Let's get this out of the way: I have cut myself slicing bagels four times. One required a butterfly bandage. One did not require one but I used one anyway. I am not proud of any of these.

So I bought the bagel slicer. The bagel slicer works.

What it is

A small, flat-folding plastic-and-steel contraption from a Seoul kitchenware brand called Kohaku. (You can find it under "Kohaku Bagel Cutter" on a few imported-goods sites, around $14.) It has two side panels with parallel slots, and a bagel-sized cradle in the middle. You drop the bagel in the cradle. You push a serrated blade through the slots. The bagel ends up sliced, your fingers end up unsliced, and you eat breakfast.

How it actually works

The cradle holds the bagel snug. The blade is captured by the slots, so it can only travel one way — straight down through the bagel. Your other hand never gets close to the cutting plane. There is no "oh god the knife slipped" possibility, because the knife cannot slip.

What surprised me

The slice is even. I'd assumed it would crush the bagel, but the cradle is shaped to support the underside of a bagel without compressing the top. The result is a flat, even cut from edge to edge — the kind that toasts evenly, which is actually the second hidden value of the device.

What it can't do

It will not fit a bagel that is bigger than a large standard bagel. So if you live near an actual New York Jewish deli and bring home one of those softball-sized monsters, you'll have to use a knife and risk a butterfly bandage. For everything else (Trader Joe's, supermarket, Saturday-morning bakery), it's fine.

Storage

Folds flat to about 11mm. Lives in our cutlery drawer. Disappears.

The other thing

I did not realize how much I'd been avoiding bagels because of the slicing risk until I bought this. I've now made two batches at home (Day 11's pick covers that, get ready) and bought a bagel basically every week. The slicer didn't change my life — it just removed a friction point that was, quietly, costing me a food I love.

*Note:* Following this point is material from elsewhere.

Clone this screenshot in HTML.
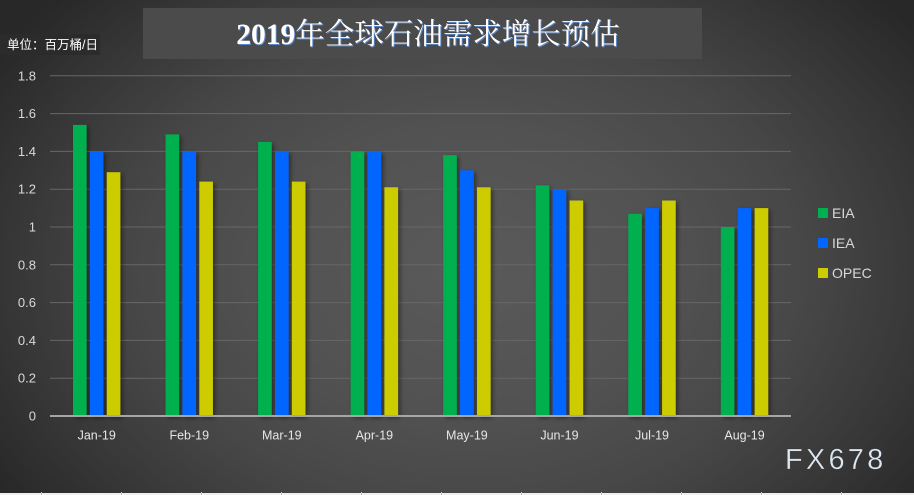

That is, honestly, exactly what this newsletter exists to find.

Tomorrow: a Brazilian houseplant that I am pretty sure is cheating.

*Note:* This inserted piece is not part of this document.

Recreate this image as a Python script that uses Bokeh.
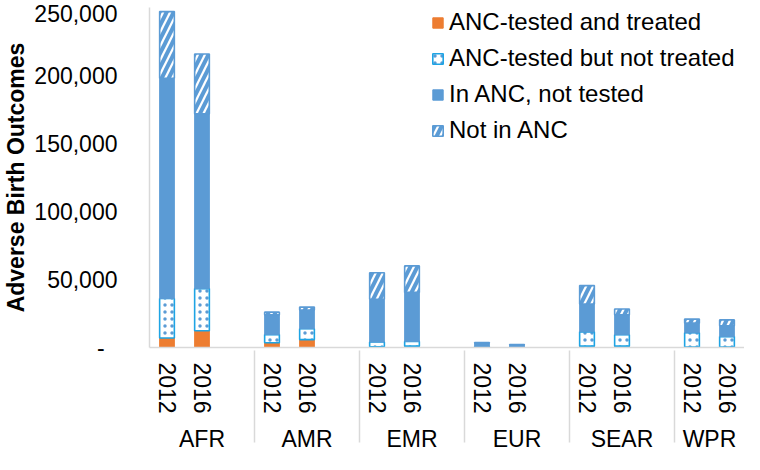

Get the thing ↓See on retailer

Reader reactions

(5)
J.D.★★★★★

Bought the slicer and ate three bagels yesterday. This is a terrible influence.

Marcia O.★★★★

Have you tried the Bodum one? Curious how it stacks up.

BiggerBagels★★★☆☆

Doesn't fit a Bagel Hole bagel. Fair warning.

Ed★★★★★

I'm a chef and the safety thing is real. Bagels and avocados, two underestimated knife dangers.

Hye★★★★★

Kohaku is a great brand. Their nori-cutter and toast template are also worth a look.